5.1 Clustering Columns
Even though we are using time as a clustering column already, we can also add latitude and longitude as clustering columns as follows:
CREATE TABLE latlong (
PRIMARY KEY (country, lat, long, time)
) WITH CLUSTERING ORDER BY (lat DESC, long DESC, time DESC);
However, I discovered that a limitation of clustering columns is that to use an inequality on a clustering column in a “where” clause, all of the preceding columns must have equality relationships, so this isn’t going to work for the bounded box calculation. I.e. this query will work without “allow filtering” (but isn’t correct as it only matches exact latitudes, not ranges):
select * from latlong where country='nz' and lat= -39.58 and long >= 175.18 and long <= 176.08 limit 50;
5.2 Secondary Indexes
create index i1 on latlong (lat);
create index i2 on latlong (long);
However, secondary indexes appear to have the same select query restrictions as Clustering columns, so this didn’t get us any further.
There is another type of indexing available called SASI (SSTable Attached Secondary Index) which are included in Cassandra by default. SASI supports complex queries more efficiently that the default secondary indexes, including:
- AND or OR combinations of queries.
- Wildcard search in string values.
- Range queries.
SASIs are used as follows. Note that you can’t have secondary and SASI indexes on the same column, so you need to drop the secondary indices first.
create custom index i3 on latlong (long) using 'org.apache.cassandra.index.sasi.SASIIndex';
create custom index i4 on latlong (lat) using 'org.apache.cassandra.index.sasi.SASIIndex';
As expected, this did enable more powerful queries, but the complete bounding box query still needed “allow filtering”. Upon further investigation, the SASI documentation on Compound Queries says that even though “allow filtering” must be used with 2 or more column inequalities, there is actually no filtering taking place, so you could probably use a bounded box query efficiently in practice.

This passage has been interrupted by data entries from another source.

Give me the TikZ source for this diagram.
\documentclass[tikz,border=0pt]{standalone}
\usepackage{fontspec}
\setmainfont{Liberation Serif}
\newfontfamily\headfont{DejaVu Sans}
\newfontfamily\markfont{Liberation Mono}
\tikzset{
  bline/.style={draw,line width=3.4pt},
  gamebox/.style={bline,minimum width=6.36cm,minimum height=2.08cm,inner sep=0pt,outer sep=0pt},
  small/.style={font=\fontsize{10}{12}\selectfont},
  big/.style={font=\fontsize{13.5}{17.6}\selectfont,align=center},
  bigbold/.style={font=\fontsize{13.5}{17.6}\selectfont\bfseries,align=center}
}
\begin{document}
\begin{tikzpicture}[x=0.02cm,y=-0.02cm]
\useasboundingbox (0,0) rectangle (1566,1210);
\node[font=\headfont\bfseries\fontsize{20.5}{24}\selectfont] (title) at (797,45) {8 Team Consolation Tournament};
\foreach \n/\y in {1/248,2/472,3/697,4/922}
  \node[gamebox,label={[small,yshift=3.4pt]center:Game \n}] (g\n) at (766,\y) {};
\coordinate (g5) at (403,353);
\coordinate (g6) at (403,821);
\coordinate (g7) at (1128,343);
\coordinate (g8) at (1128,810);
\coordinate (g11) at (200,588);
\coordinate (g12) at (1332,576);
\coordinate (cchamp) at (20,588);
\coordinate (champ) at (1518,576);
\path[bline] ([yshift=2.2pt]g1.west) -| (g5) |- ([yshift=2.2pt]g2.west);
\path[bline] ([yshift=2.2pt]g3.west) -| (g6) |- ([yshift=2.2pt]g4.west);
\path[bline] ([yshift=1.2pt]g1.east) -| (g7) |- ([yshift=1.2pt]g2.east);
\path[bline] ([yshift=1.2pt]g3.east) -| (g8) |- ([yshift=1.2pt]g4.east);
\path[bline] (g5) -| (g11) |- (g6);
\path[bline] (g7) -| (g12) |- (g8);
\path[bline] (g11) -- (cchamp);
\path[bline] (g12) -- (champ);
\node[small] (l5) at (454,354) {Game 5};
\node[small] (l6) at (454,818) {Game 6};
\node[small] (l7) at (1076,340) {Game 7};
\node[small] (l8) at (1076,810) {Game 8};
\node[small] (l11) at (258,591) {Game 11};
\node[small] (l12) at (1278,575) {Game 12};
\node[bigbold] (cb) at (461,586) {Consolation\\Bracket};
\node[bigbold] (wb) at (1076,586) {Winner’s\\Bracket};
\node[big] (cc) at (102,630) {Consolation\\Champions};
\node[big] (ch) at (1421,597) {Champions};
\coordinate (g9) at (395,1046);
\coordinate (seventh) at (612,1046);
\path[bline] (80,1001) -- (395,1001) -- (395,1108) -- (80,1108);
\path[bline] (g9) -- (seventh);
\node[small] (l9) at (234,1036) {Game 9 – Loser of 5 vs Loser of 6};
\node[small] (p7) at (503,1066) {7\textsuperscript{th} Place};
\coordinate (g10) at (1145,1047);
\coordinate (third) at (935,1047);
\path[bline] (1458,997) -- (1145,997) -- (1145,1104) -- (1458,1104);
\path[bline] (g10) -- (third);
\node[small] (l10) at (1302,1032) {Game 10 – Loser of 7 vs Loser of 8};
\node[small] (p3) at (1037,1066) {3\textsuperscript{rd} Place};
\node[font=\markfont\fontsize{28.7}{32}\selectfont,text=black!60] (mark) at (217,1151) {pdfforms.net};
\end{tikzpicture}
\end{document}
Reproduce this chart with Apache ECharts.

Over the next blog(s) we’ll continue to explore feasible solutions, and finally try some of them out in the Anomalia Machina application, and see how well they work in practice. Given that latitude and longitude locations have proved tricky to use as a basis for proximity queries, we’ll next explore an approach that only needs single column locations and equality in the query: Z-order curves! — more commonly known as Geohashes. These map multidimensional data to one dimension while preserving locality of the data points. And not to be confused with Geohashing which is an (extreme?) sport involving going to random geohash locations and proving that you’ve been there! In the meantime, can you find these geohashes? ‘rchcm5brvd4cn’, ‘sunny’, ‘fur’, ‘reef’, ‘geek’, ‘ebenezer’ and ‘queen’? (Travelling to them is optional).
Next Blog: Terra-Locus Anomalia Machina — Part 2: Geohashes, and 3 dimensions
It looks like we’ve been beaten to discovering a new type of cosmic anomaly, as another black hole was recently discovered which is eating its companion star, and spinning so fast it’s pulling space and time around with it (‘Bones’ was correct).